> [Goal of the exercise]:
Gather, from the data below, each line in which the word "with" occurs.

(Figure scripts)
----
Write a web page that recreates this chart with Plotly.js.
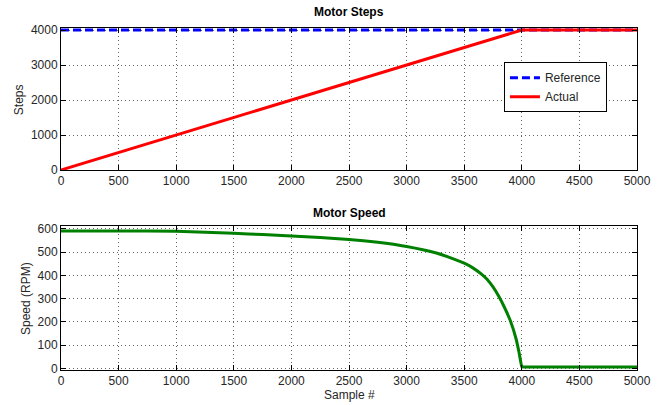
<!DOCTYPE html>
<html>
<head>
<meta charset="utf-8">
<script src="https://cdn.plot.ly/plotly-3.0.1.min.js"></script>
<style>html,body{margin:0;padding:0;background:#fff;}#chart{width:665px;height:405px;}</style>
</head>
<body>
<div id="chart"></div>
<script>
// Top subplot: Motor Steps
const refX = [0, 5000];
const refY = [4000, 4000];
const actX = [0, 4000, 5000];
const actY = [0, 4000, 4000];

// Bottom subplot: Motor Speed (RPM)
const speedX = [0, 500, 1000, 1250, 1500, 1750, 2000, 2250, 2500, 2750, 3000, 3250, 3400, 3500, 3575, 3650, 3700, 3750, 3800, 3850, 3900, 3950, 3975, 4000, 4010, 5000];
const speedY = [590, 590, 589, 585, 580, 575, 569, 562.5, 554, 542, 524, 497, 472, 452, 432, 405, 382, 350, 310, 262, 206, 128, 72, 8, 7, 7];

const xTicks = [0, 500, 1000, 1500, 2000, 2500, 3000, 3500, 4000, 4500, 5000];

const font = {family: 'Liberation Sans, Arial, sans-serif', size: 12, color: '#262626'};

const axisCommon = {
  showline: true, linecolor: '#000', linewidth: 1, mirror: 'ticks',
  ticks: 'inside', ticklen: 5, tickcolor: '#000',
  showgrid: true, gridcolor: '#666', griddash: '1px,3px', gridwidth: 1,
  zeroline: false, tickfont: font
};

const traces = [
  {x: refX, y: refY, type: 'scatter', mode: 'lines', name: 'Reference',
   line: {color: '#0000ff', width: 3, dash: '8px,4px'}, xaxis: 'x', yaxis: 'y'},
  {x: actX, y: actY, type: 'scatter', mode: 'lines', name: 'Actual',
   line: {color: '#ff0000', width: 3}, xaxis: 'x', yaxis: 'y'},
  {x: speedX, y: speedY, type: 'scatter', mode: 'lines', name: 'Speed',
   line: {color: '#008000', width: 3, shape: 'spline', smoothing: 0.3}, xaxis: 'x2', yaxis: 'y2', showlegend: false}
];

const layout = {
  width: 665, height: 405,
  margin: {l: 61, r: 28, t: 28, b: 35},
  paper_bgcolor: '#fff', plot_bgcolor: '#fff',
  font: font,
  showlegend: true,
  legend: {x: 0.769, y: 0.9, xanchor: 'left', yanchor: 'top',
           bgcolor: '#fff', bordercolor: '#000', borderwidth: 1,
           font: font, tracegroupgap: 0},
  xaxis: Object.assign({}, axisCommon, {domain: [0, 1], range: [0, 5000], tickvals: xTicks, anchor: 'y'}),
  yaxis: Object.assign({}, axisCommon, {domain: [0.5848, 1], range: [0, 4057], tickvals: [0, 1000, 2000, 3000, 4000], anchor: 'x'}),
  xaxis2: Object.assign({}, axisCommon, {domain: [0, 1], range: [0, 5000], tickvals: xTicks, anchor: 'y2'}),
  yaxis2: Object.assign({}, axisCommon, {domain: [0, 0.4211], range: [-6, 611.6], tickvals: [0, 100, 200, 300, 400, 500, 600], anchor: 'x2'}),
  annotations: [
    {text: '<b>Motor Steps</b>', xref: 'paper', yref: 'paper', x: 0.5, y: 1.0468, showarrow: false,
     xanchor: 'center', yanchor: 'middle', font: {family: font.family, size: 12, color: '#000'}},
    {text: '<b>Motor Speed</b>', xref: 'paper', yref: 'paper', x: 0.5, y: 0.459, showarrow: false,
     xanchor: 'center', yanchor: 'middle', font: {family: font.family, size: 12, color: '#000'}},
    {text: 'Sample #', xref: 'paper', yref: 'paper', x: 0.5, y: -0.074, showarrow: false,
     xanchor: 'center', yanchor: 'middle', font: font},
    {text: 'Steps', xref: 'paper', yref: 'paper', x: -0.0729, y: 0.789, showarrow: false, textangle: -90,
     xanchor: 'center', yanchor: 'middle', font: font},
    {text: 'Speed (RPM)', xref: 'paper', yref: 'paper', x: -0.0608, y: 0.2105, showarrow: false, textangle: -90,
     xanchor: 'center', yanchor: 'middle', font: font}
  ]
};

Plotly.newPlot('chart', traces, layout, {displayModeBar: false, staticPlot: true});
</script>
</body>
</html>
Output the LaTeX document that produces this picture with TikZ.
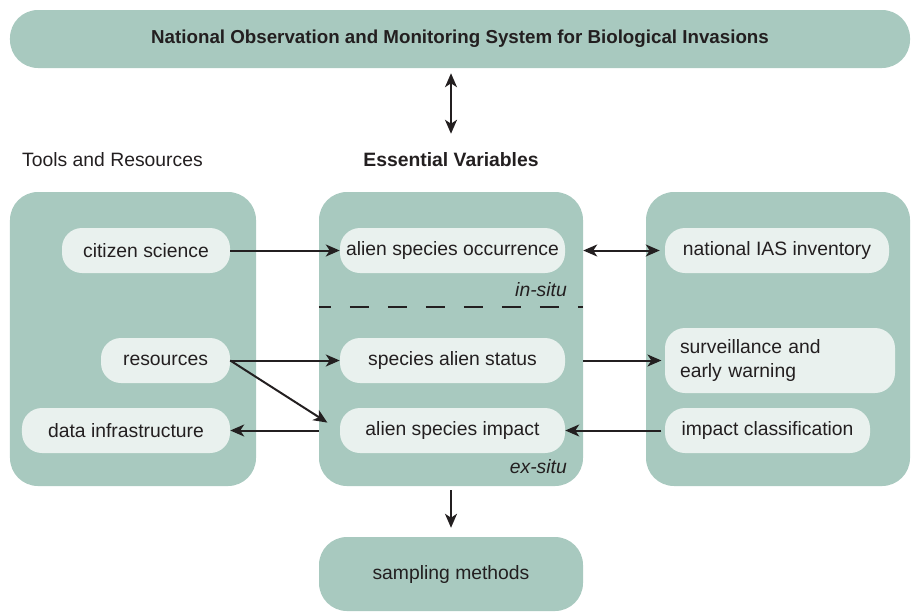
----
> [Solved problem]:
Write a web page that recreates this chart with Plotly.js.
Output the LaTeX document that produces this picture with TikZ.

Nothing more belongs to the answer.